Monday & Wednesday · 3:30pm–4:45pm · LA1–304
Descartes, Malebranche, and Leibniz were among the most systematic philosophers who ever lived. They thought on a grand scale, and tried to develop philosophical systems that would provide solutions to every conceivable philosophical problem. They are known to us today primarily for their epistemologies, especially for their shared view that reason is the primary source of knowledge and that senses are deceptive and unreliable. For this, they are known as ‘rationalists’. But equally important for understanding their work, and the relation between them, are their metaphysics. This course will examine both aspects of their work.
We shall begin by examining Descartes’ famous attempt to attain ‘perfect knowledge’, defeat skepticism, and ground the new mechanistic science. We will then turn to some fundamental issues in his ontology, including his account of the nature of God, human and divine freedom, the status of universals, etc. Though his work is less well known than the other two, Malebranche is an important transitional figure. On the one hand, he accepts many of the basic Cartesian doctrines, most notably that a human being is a union of two radically distinct substances—a mind and a body. On the other hand, he anticipated many of the doctrines that Leibniz later developed with greater precision and sophistication, e.g., the view that this is only one of an infinite number of possible worlds that God could have created. Malebranche and Leibniz were also very concerned with theodicy, i.e., with the effort to reconcile the presence of evil in the world with the existence of a supremely perfect creator.

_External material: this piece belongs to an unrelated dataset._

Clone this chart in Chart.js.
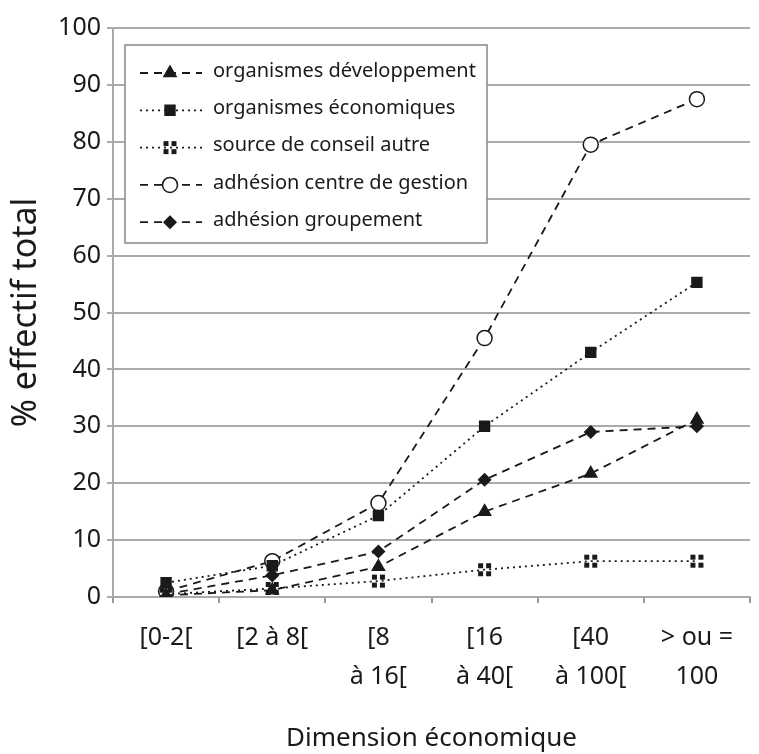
<!DOCTYPE html>
<html>
<head>
<meta charset="utf-8">
<script src="https://cdn.jsdelivr.net/npm/chart.js@4"></script>
<style>
  html, body { margin: 0; padding: 0; background: #fff; }
  #wrap { width: 759px; height: 754px; }
</style>
</head>
<body>
<div id="wrap"><canvas id="myChart" width="759" height="754"></canvas></div>
<script>
// data
const categories = ["[0-2[", "[2 à 8[", ["[8", "à 16["], ["[16", "à 40["], ["[40", "à 100["], ["> ou =", "100"]];
const developpement = [0.3, 1.2, 5.3, 15, 21.7, 31.2];
const economiques = [2.5, 5.5, 14.3, 30, 43, 55.3];
const conseilAutre = [0.5, 1.5, 2.8, 4.8, 6.3, 6.3];
const centreGestion = [1, 6.3, 16.5, 45.5, 79.5, 87.5];
const groupement = [0.5, 3.8, 8, 20.6, 29, 30];
const yTicks = [0, 10, 20, 30, 40, 50, 60, 70, 80, 90, 100];

const FONT = "'Noto Sans', sans-serif";
const INK = "#1a1a1a";

// marker made of four little squares (source de conseil autre)
function fourSquares() {
  const c = document.createElement("canvas");
  c.width = 15; c.height = 15;
  const g = c.getContext("2d");
  g.fillStyle = INK;
  g.fillRect(1, 1, 5, 5); g.fillRect(9, 1, 5, 5);
  g.fillRect(1, 9, 5, 5); g.fillRect(9, 9, 5, 5);
  return c;
}

const DASH = [8, 6];
const DOT = [2, 4];

function ds(label, data, dash, style, radius, fill) {
  return {
    label: label, data: data,
    borderColor: INK, borderWidth: 1.8, borderDash: dash,
    pointStyle: style, pointRadius: radius,
    pointBackgroundColor: fill || INK, pointBorderColor: INK, pointBorderWidth: 1.5,
    tension: 0, fill: false
  };
}

// legend drawn inside the plot, with line sample + marker
const boxLegend = {
  id: "boxLegend",
  afterDatasetsDraw(chart) {
    const ctx = chart.ctx, a = chart.chartArea;
    const x0 = a.left + 12, y0 = a.top + 17, w = 362, h = 198;
    ctx.save();
    ctx.fillStyle = "#fff";
    ctx.fillRect(x0, y0, w, h);
    ctx.strokeStyle = "#888"; ctx.lineWidth = 1.5; ctx.setLineDash([]);
    ctx.strokeRect(x0, y0, w, h);
    chart.data.datasets.forEach((d, i) => {
      const y = y0 + 28 + i * 37.3;
      ctx.strokeStyle = INK; ctx.lineWidth = d.borderWidth;
      ctx.setLineDash(d.borderDash);
      ctx.beginPath(); ctx.moveTo(x0 + 15, y); ctx.lineTo(x0 + 77, y); ctx.stroke();
      ctx.setLineDash([]);
      ctx.fillStyle = d.pointBackgroundColor; ctx.strokeStyle = INK; ctx.lineWidth = d.pointBorderWidth;
      Chart.helpers.drawPoint(ctx, { pointStyle: d.pointStyle, radius: d.pointRadius, borderWidth: d.pointBorderWidth, rotation: 0 }, x0 + 45, y);
      ctx.fillStyle = INK; ctx.font = "20px " + FONT; ctx.textBaseline = "middle";
      ctx.fillText(d.label, x0 + 88, y - 2);
    });
    ctx.restore();
  }
};

new Chart(document.getElementById("myChart"), {
  type: "line",
  data: {
    labels: categories,
    datasets: [
      ds("organismes développement", developpement, DASH, "triangle", 7),
      ds("organismes économiques", economiques, DOT, "rect", 7),
      ds("source de conseil autre", conseilAutre, DOT, fourSquares(), 7),
      ds("adhésion centre de gestion", centreGestion, DASH, "circle", 7.5, "#fff"),
      ds("adhésion groupement", groupement, DASH, "rectRot", 6)
    ]
  },
  options: {
    responsive: false,
    animation: false,
    layout: { padding: { top: 28, right: 2, left: 0, bottom: 0 } },
    plugins: { legend: { display: false }, tooltip: { enabled: false } },
    scales: {
      x: {
        offset: true,
        afterFit: (s) => { s.height = 157; },
        grid: { offset: true, drawOnChartArea: false, tickLength: 6, color: "#999", lineWidth: 2 },
        border: { color: "#aaa", width: 2 },
        ticks: { color: INK, font: { family: FONT, size: 25, lineHeight: 1.56 }, padding: 15, maxRotation: 0, autoSkip: false },
        title: { display: true, text: "Dimension économique", color: INK, font: { family: FONT, size: 26 }, padding: { top: 0, bottom: 0 } }
      },
      y: {
        min: 0, max: 100,
        afterFit: (s) => { s.width = 113; },
        afterBuildTicks: (s) => { s.ticks = yTicks.map(v => ({ value: v })); },
        grid: { color: "#aaa", lineWidth: 2, tickLength: 6 },
        border: { color: "#aaa", width: 2 },
        ticks: { color: INK, font: { family: FONT, size: 25 }, padding: 6 },
        title: { display: true, text: "% effectif total", color: INK, font: { family: FONT, size: 34 }, padding: { top: 6, bottom: 0 } }
      }
    }
  },
  plugins: [boxLegend]
});
</script>
</body>
</html>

Malebranche and Leibniz both offer fascinating critiques of Descartes’ philosophy on different fronts, and this will be one of the emphases in this course. As a Cartesian himself, Malebranche offers the most interesting and important ‘insider’ criticisms of Descartes’ theory of the mind and self-knowledge, the method of doubt, the theory of innate ideas, and human and divine freedom. Leibniz develops some of Malebranche’s criticisms and then offers one of the most original critiques of the Cartesian theory of individuation, showing that Descartes is unable to account for the identity and individuality of substances. As we shall see, many of Malebranche and Leibniz’s criticisms rest on very different conceptions of the nature of God and of creation from that of Descartes.